Foto: Margarita Pollini
Fernández y Decina traen a la memoria a otros habitués: el apodado “El Maestro”, que “anotaba con la meticulosidad de un escribano el horario de comienzo y fin de cada acto de cada ópera, los cambios de elenco y otras incidencias de cada función”; o Arquímedes Cedro, que en el ‘47, según relata Decina, iba a cierta cantina de La Boca porque ya sabía que Beniamino Gigli iría a cenar y a brindar un pequeño concierto informal después de sus funciones en el Colón. Y tantos más…
Estoicos, apasionados y exigentes son los habitantes del paraíso del Colón, que hicieron y hacen de este lugar físico un lugar simbólico desde hace 110 años. El lugar desde donde surgieron abucheos y ovaciones memorables, y en el que palpita un amor intenso y visceral que solo responde a sí mismo. Un amor que, como diría Dante Alighieri en el verso final de su Paradiso, es el que mueve al sol y a las demás estrellas.

Foto: Arnaldo Colombaroli
Acústica: la “justicia divina”
Gustavo Basso, músico y especialista en acústica, es una de las voces más autorizadas sobre la materia en nuestro país, y, junto al ingeniero Rafael Sánchez Quintana, trabajó en el cuidado de la acústica de la sala del Colón antes, durante y después de su puesta en valor y actualización tecnológica, en la segunda mitad de la década del 2000. Mucho antes, Basso fue un habitué del paraíso durante su adolescencia: “Decíamos que había algo de justicia divina en el hecho de que las ubicaciones más baratas fueran las mejores para escuchar”.

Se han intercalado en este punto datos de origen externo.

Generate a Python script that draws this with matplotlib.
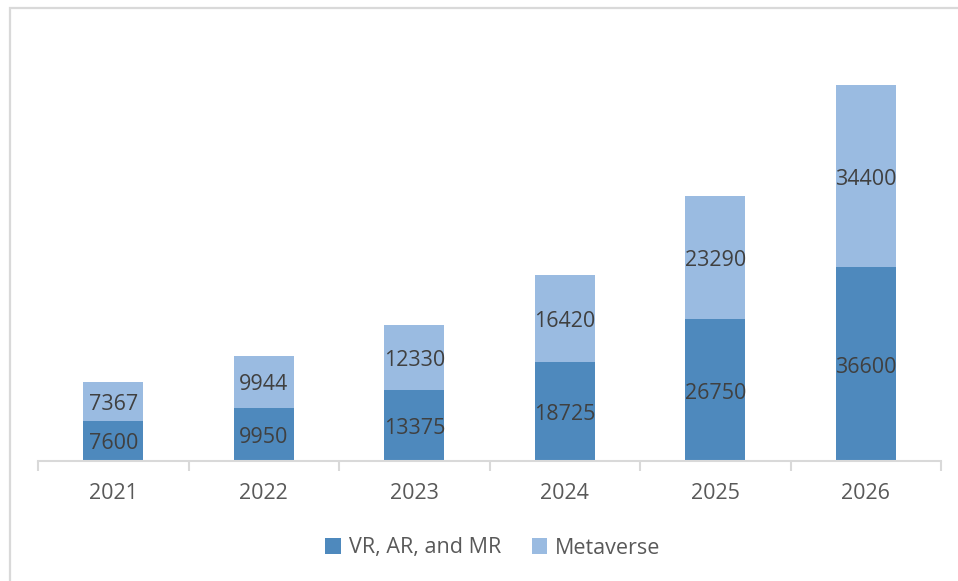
import matplotlib
matplotlib.use("Agg")
import matplotlib.pyplot as plt
import matplotlib.transforms as mtransforms
from matplotlib.patches import Rectangle, Patch

years = ["2021", "2022", "2023", "2024", "2025", "2026"]
vr_ar_mr = [7600, 9950, 13375, 18725, 26750, 36600]
metaverse = [7367, 9944, 12330, 16420, 23290, 34400]
series_names = ["VR, AR, and MR", "Metaverse"]

dark_blue = "#4e89bd"
light_blue = "#9abbe1"
label_color = "#404040"
tick_color = "#595959"
grid_gray = "#d9d9d9"

plt.rcParams["font.family"] = ["Open Sans", "DejaVu Sans"]

W, H = 958, 581
fig = plt.figure(figsize=(W / 100, H / 100), dpi=100)

# Outer chart border (only left and top edges fall inside the canvas)
fig.patches.append(Rectangle((10 / W, -0.1), 1.2, (H - 7.5) / H + 0.1,
                             transform=fig.transFigure, fill=False,
                             edgecolor=grid_gray, linewidth=1.6))

ax_left, ax_right = 38 / W, 941 / W
ax_bottom = (H - 461) / H
ymax = 80000
px_per_unit = 376 / 71000
ax_top_px = 461 - ymax * px_per_unit
ax = fig.add_axes([ax_left, ax_bottom, ax_right - ax_left, (461 - ax_top_px) / H])

x = list(range(len(years)))
width = 0.4
ax.bar(x, vr_ar_mr, width, color=dark_blue, label=series_names[0])
ax.bar(x, metaverse, width, bottom=vr_ar_mr, color=light_blue,
       label=series_names[1])

# value labels, nudged slightly below the segment centre
label_tf = ax.transData + mtransforms.ScaledTranslation(0, -3 / 100, fig.dpi_scale_trans)
for i in x:
    ax.text(i, vr_ar_mr[i] / 2, str(vr_ar_mr[i]), ha="center", va="center",
            fontsize=15.5, color=label_color, transform=label_tf)
    ax.text(i, vr_ar_mr[i] + metaverse[i] / 2, str(metaverse[i]),
            ha="center", va="center", fontsize=15.5, color=label_color,
            transform=label_tf)

ax.set_xlim(-0.5, len(years) - 0.5)
ax.set_ylim(0, ymax)
for s in ["top", "right", "left"]:
    ax.spines[s].set_visible(False)
ax.spines["bottom"].set_color(grid_gray)
ax.spines["bottom"].set_linewidth(1.5)
ax.set_yticks([])

# Category labels at centers, tick marks at category boundaries
ax.set_xticks(x)
ax.set_xticklabels(years, fontsize=15.5, color=tick_color)
ax.tick_params(axis="x", which="major", length=0, pad=16)
ax.set_xticks([i - 0.5 for i in range(len(years) + 1)], minor=True)
ax.tick_params(axis="x", which="minor", length=7, width=1.5, color=grid_gray)

handles = [Patch(facecolor=dark_blue), Patch(facecolor=light_blue)]
fig.legend(handles, series_names, loc="center", bbox_to_anchor=(493 / W, (H - 548) / H),
           ncol=2, frameon=False, fontsize=15.5, handlelength=0.7, handleheight=0.7,
           handletextpad=0.4, columnspacing=1.4, labelcolor=tick_color)

fig.savefig("out.png", dpi=100, facecolor="white")
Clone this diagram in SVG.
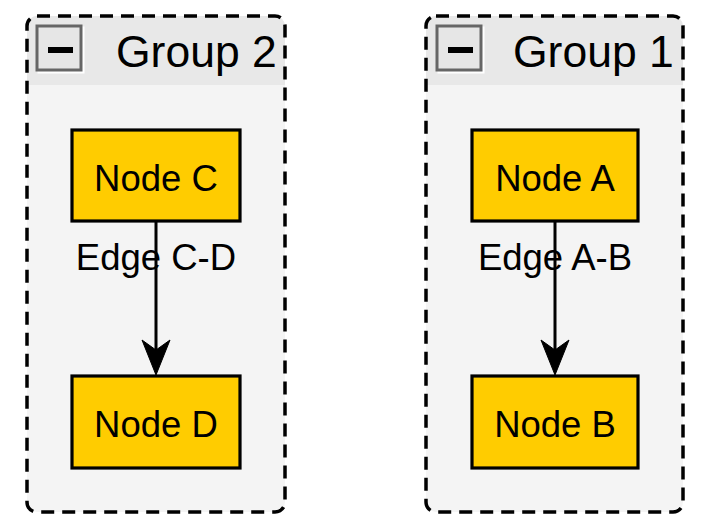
<svg xmlns="http://www.w3.org/2000/svg" width="705" height="530" viewBox="0 0 705 530">
<style>
.body{fill:#f4f4f4;stroke:none}
.head{fill:#e8e8e8;stroke:none}
.outline{fill:none;stroke:#000;stroke-width:3.5;stroke-dasharray:13 8}
.btnw{fill:none;stroke:#fff;stroke-width:3}
.btn{fill:#e6e6e6;stroke:#666;stroke-width:3}
.bar{fill:#000}
.glabel{font-family:"Liberation Sans",Arial,sans-serif;font-size:44.5px;fill:#000}
.node{fill:#ffcc00;stroke:#000;stroke-width:3.2}
.ntext{font-family:"Liberation Sans",Arial,sans-serif;font-size:36.5px;fill:#000;text-anchor:middle}
.edge{stroke:#000;stroke-width:3;fill:none}
.ah{fill:#000;stroke:#000;stroke-width:1}
</style>
<rect width="705" height="530" fill="#fff"/>
<g id="group2">
<rect class="body" x="27" y="16" width="258" height="496" rx="10"/>
<path class="head" d="M27,85 V26 a10,10 0 0 1 10,-10 H275 a10,10 0 0 1 10,10 V85 Z"/>
<rect class="outline" x="27" y="16" width="258" height="496" rx="10"/>
<rect class="btnw" x="39" y="28" width="44" height="44"/>
<rect class="btn" x="37" y="26" width="44" height="44"/>
<rect class="bar" x="48" y="47" width="25" height="6"/>
<text class="glabel" x="116" y="67">Group 2</text>
</g>
<g id="group1">
<rect class="body" x="426" y="16" width="257" height="496" rx="10"/>
<path class="head" d="M426,85 V26 a10,10 0 0 1 10,-10 H673 a10,10 0 0 1 10,10 V85 Z"/>
<rect class="outline" x="426" y="16" width="257" height="496" rx="10"/>
<rect class="btnw" x="439" y="28" width="44" height="44"/>
<rect class="btn" x="437" y="26" width="44" height="44"/>
<rect class="bar" x="448" y="47" width="25" height="6"/>
<text class="glabel" x="513" y="67">Group 1</text>
</g>
<g id="connectors">
<line class="edge" x1="156" y1="221" x2="156" y2="352"/>
<polygon class="ah" points="156,375 142,340 156,350 170,340"/>
<text class="ntext" x="156" y="270">Edge C-D</text>
<line class="edge" x1="555" y1="221" x2="555" y2="352"/>
<polygon class="ah" points="555,375 541,340 555,350 569,340"/>
<text class="ntext" x="555" y="270">Edge A-B</text>
</g>
<g id="nodeC">
<rect class="node" x="72" y="130" width="168" height="91"/>
<text class="ntext" x="156" y="191">Node C</text>
</g>
<g id="nodeD">
<rect class="node" x="72" y="376" width="168" height="92"/>
<text class="ntext" x="156" y="437">Node D</text>
</g>
<g id="nodeA">
<rect class="node" x="472" y="130" width="166" height="91"/>
<text class="ntext" x="555" y="191">Node A</text>
</g>
<g id="nodeB">
<rect class="node" x="472" y="376" width="166" height="92"/>
<text class="ntext" x="555" y="437">Node B</text>
</g>
</svg>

Consultado sobre si es el paraíso el lugar desde el que mejor se percibe el sonido, responde: “En los teatros italianos en herradura, como el Colón, la calidad del sonido aumenta a medida que se asciende en los niveles. El paraíso es el que tiene mejor acústica en casi todos, por varias causas. La primera es que en un teatro de ópera tradicional existen solo dos superficies planas de grandes dimensiones: el piso del escenario y el cielorraso. Esos planos son acústicamente muy importantes, porque reflejan el sonido en todas las frecuencias sin distorsionarlo, desde las notas más graves hasta las más agudas. Ninguna de estas dos superficies actúa en la platea. A medida que ascendemos en los niveles, el piso del escenario comienza a generar reflexiones de calidad y las reflexiones del cielorraso empiezan a volverse audibles. En el paraíso ambos efectos se suman en su máxima intensidad”.
Extracto del artículo publicado originalmente en la edición 134 de la Revista Teatro Colón.
[1] El loggione es el equivalente al paraíso en los teatros italianos.